** Start **
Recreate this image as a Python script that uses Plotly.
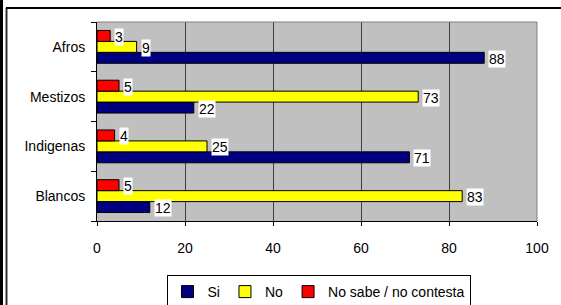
import plotly.graph_objects as go

categories = ["Blancos", "Indigenas", "Mestizos", "Afros"]
series_names = ["Si", "No", "No sabe / no contesta"]
si_values = [12, 71, 22, 88]
no_values = [83, 25, 73, 9]
ns_values = [5, 4, 5, 3]
series_values = [si_values, no_values, ns_values]
series_colors = ["#000080", "#FFFF00", "#FF0000"]
x_ticks = [0, 20, 40, 60, 80, 100]

W, H = 561, 305
ML, MR, MT, MB = 97, 24, 22, 84
PW, PH = W - ML - MR, H - MT - MB
BARGAP = 0.34
FONT = "Arial, Liberation Sans, sans-serif"


def px_x(p):
    return (p - ML) / PW


def px_y(p):
    return 1 - (p - MT) / PH


fig = go.Figure()
for name, vals, col in zip(series_names, series_values, series_colors):
    fig.add_trace(go.Bar(
        y=categories, x=vals, name=name, orientation="h",
        marker=dict(color=col, line=dict(color="black", width=1)),
    ))

band = PH / len(categories)
bar_w = band * (1 - BARGAP) / len(series_names)
annotations = []
for i, vals in enumerate(series_values):
    shift = (i - (len(series_names) - 1) / 2) * bar_w
    for cat, v in zip(categories, vals):
        annotations.append(dict(
            x=v, y=cat, xref="x", yref="y", text=str(v), showarrow=False,
            xanchor="left", yanchor="middle", xshift=4, yshift=shift - 1,
            bgcolor="white", borderpad=0,
            font=dict(family=FONT, size=14, color="black"),
        ))

shapes = [
    # plot area top and right border (gray)
    dict(type="line", xref="paper", yref="paper", x0=0, x1=1, y0=1, y1=1,
         line=dict(color="#808080", width=1)),
    dict(type="line", xref="paper", yref="paper", x0=1, x1=1, y0=0, y1=1,
         line=dict(color="#808080", width=1)),
    # outer frame: thick outer left line
    dict(type="line", xref="paper", yref="paper", x0=px_x(1.5), x1=px_x(1.5),
         y0=px_y(0), y1=px_y(H), line=dict(color="black", width=3)),
    # inner frame left line
    dict(type="line", xref="paper", yref="paper", x0=px_x(6.5), x1=px_x(6.5),
         y0=px_y(8), y1=px_y(H), line=dict(color="#303030", width=2)),
]

fig.update_layout(
    width=W, height=H,
    margin=dict(l=ML, r=MR, t=MT, b=MB, autoexpand=False),
    paper_bgcolor="white", plot_bgcolor="#C0C0C0",
    barmode="group", bargap=BARGAP, bargroupgap=0,
    font=dict(family=FONT, size=14, color="black"),
    showlegend=True,
    legend=dict(
        orientation="h", x=px_x(318.5), xanchor="center",
        y=px_y(275), yanchor="top",
        bgcolor="white", bordercolor="black", borderwidth=1,
        font=dict(family=FONT, size=14, color="black"),
        traceorder="normal", itemwidth=30,
    ),
    annotations=annotations,
    shapes=shapes,
)
fig.update_xaxes(
    range=[0, 100], tickvals=x_ticks, ticktext=[str(t) for t in x_ticks],
    showgrid=True, gridcolor="#404040", gridwidth=1, zeroline=False,
    showline=True, linecolor="black", linewidth=1,
    ticks="outside", ticklen=4, tickcolor="black", ticklabelstandoff=10,
    tickfont=dict(family=FONT, size=14, color="black"),
)
fig.update_yaxes(
    type="category", categoryorder="array", categoryarray=categories,
    tickson="boundaries", showgrid=False, zeroline=False,
    showline=True, linecolor="black", linewidth=1,
    ticks="outside", ticklen=5, tickcolor="black", ticklabelstandoff=8,
    tickfont=dict(family=FONT, size=14, color="black"),
)

fig.write_html(
    "out.html",
    config={"displayModeBar": False},
    post_script=(
        "var st=document.createElement('style');"
        "st.textContent='html,body{margin:0;padding:0;overflow:hidden;"
        "scrollbar-width:none;}::-webkit-scrollbar{display:none;width:0;height:0;}';"
        "document.head.appendChild(st);"
        "var fr=document.createElement('div');"
        "fr.style.cssText='position:absolute;left:6px;top:7px;width:" + str(W) + "px;"
        "height:2px;background:#000;pointer-events:none;z-index:10;';"
        "document.body.appendChild(fr);"
    ),
)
** End **
## REQUIRED TASK
Pictures are excluded; extract exactly the lines from the start of the data through the line that holds "import plotly.graph_objects as go", both ends included.

## FULL RESPONSE
Recreate this image as a Python script that uses Plotly.
import plotly.graph_objects as go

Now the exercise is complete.